Joliet council wary of gas station gambling proposal

Mayor, others question whether city can limit on-site drinking and gambling to two gas stations

A proposal to cap the number of gas stations that can have on-site gambling and drinking to two is facing pushback from Joliet City Council members, including the mayor, who said Monday it was unlikely the city could control the numbers.

Two new liquor licenses – one allowing drinking and gambling at two gas stations and another allowing packaged liquor sales at all of them – go to the council for a vote on Tuesday.

But Councilman Joe Clement said at the council’s Monday workshop meeting that he believed the city is “pushing this a little too fast. I think it needs to be vetted a little more.”

Clement and others questioned the city’s ability to cap the number of liquor-and-gambling licenses to two, which is a cap set in the ordinance that would create the license.

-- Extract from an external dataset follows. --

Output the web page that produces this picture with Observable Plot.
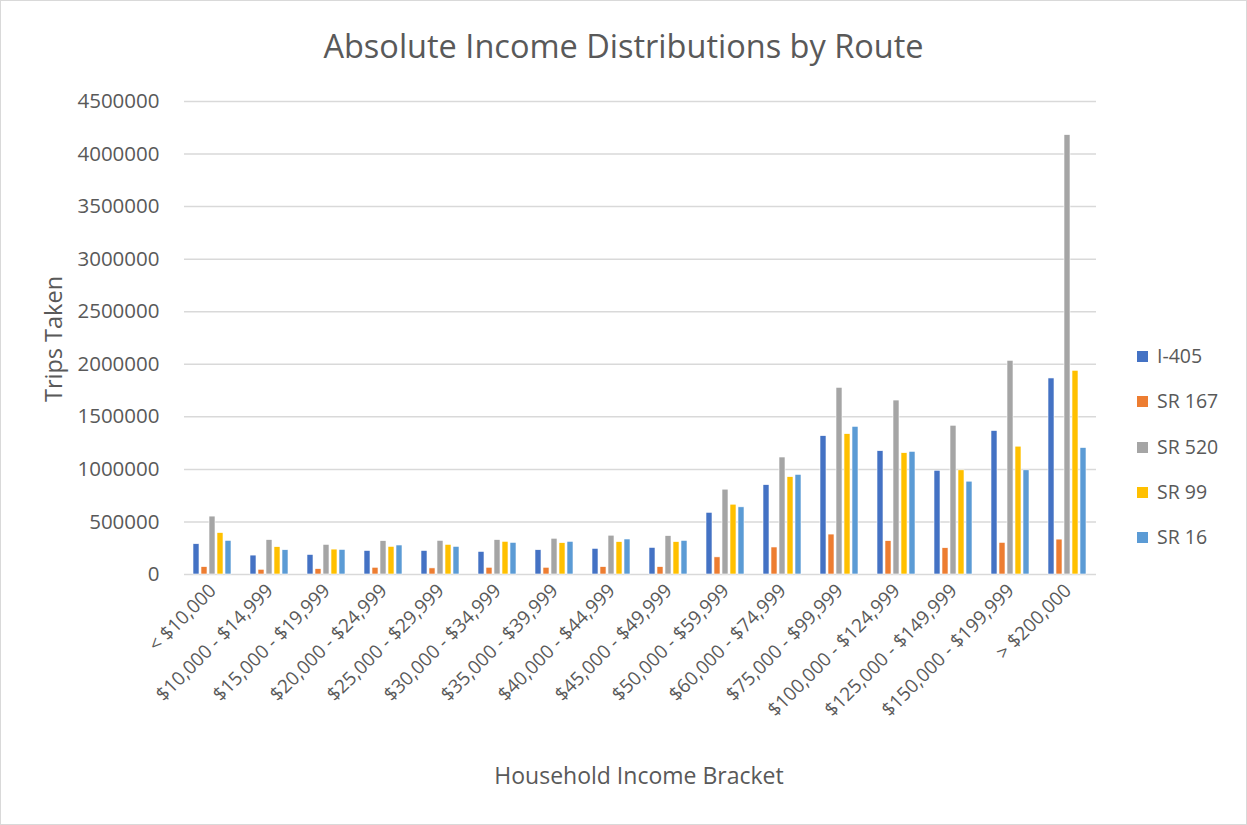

“This is not going to be the end,” Clement said. “There are 39 gas stations. They are going to be beating down our door to try to get this license.”

The proposed license was created to settle a dispute that followed the council’s divided vote a year ago approving an agreement allowing a new Thornton’s gas station at Jackson and Collins streets to get a license for liquor and video gambling in exchange for a $300,000 contribution to the relocation of the 19th Century Casseday House. The house was located on the gas station site and otherwise slated for demolition.

Mayor Bob O’Dekirk, who also serves as the city’s liquor commissioner, opposed the agreement at the time, pointing to the number of gas stations wanting liquor licenses. A city ordinance dating to the 1980s generally prohibits liquor sales at gas stations.

“There were plenty of voices saying, ‘Don’t do this. You’re going to be opening up this can of worms,’” O’Dekirk said Monday.

Joliet Mayor Bob O'Dekirk

He called the situation “a mess that shouldn’t have been created. But five members of the council voted this way.”

Councilman Larry Hug, who also voted against the Thornton’s deal, called it “the headache that’s going to keep on giving.”

Hug commended the city’s legal staff for trying to work out a solution. But, he said, “It’s not going to solve the problem. It’s going to go to court.”

The second license allowing gambling and drinking at a gas station would go to Terry Lambert’s Mobil station at Broadway and Theodore streets if it is approved Tuesday.

Lambert won an appeal to the Illinois Liquor Commission after he sought a license that would allow liquor and gambling at his gas station following the Thorntons deal but was denied by the city.

Another gas station owner appeared before the council Monday and said he wants a license that would allow on-site liquor consumption and video gambling at his station.

Michael Mikuska, who owns the BP station at 1415 Plainfield Road, said he would not be pouring liquor but only serving canned beer to customers if he got the license.

“But more importantly,” Mikuska said, “it allows us to get video gaming.”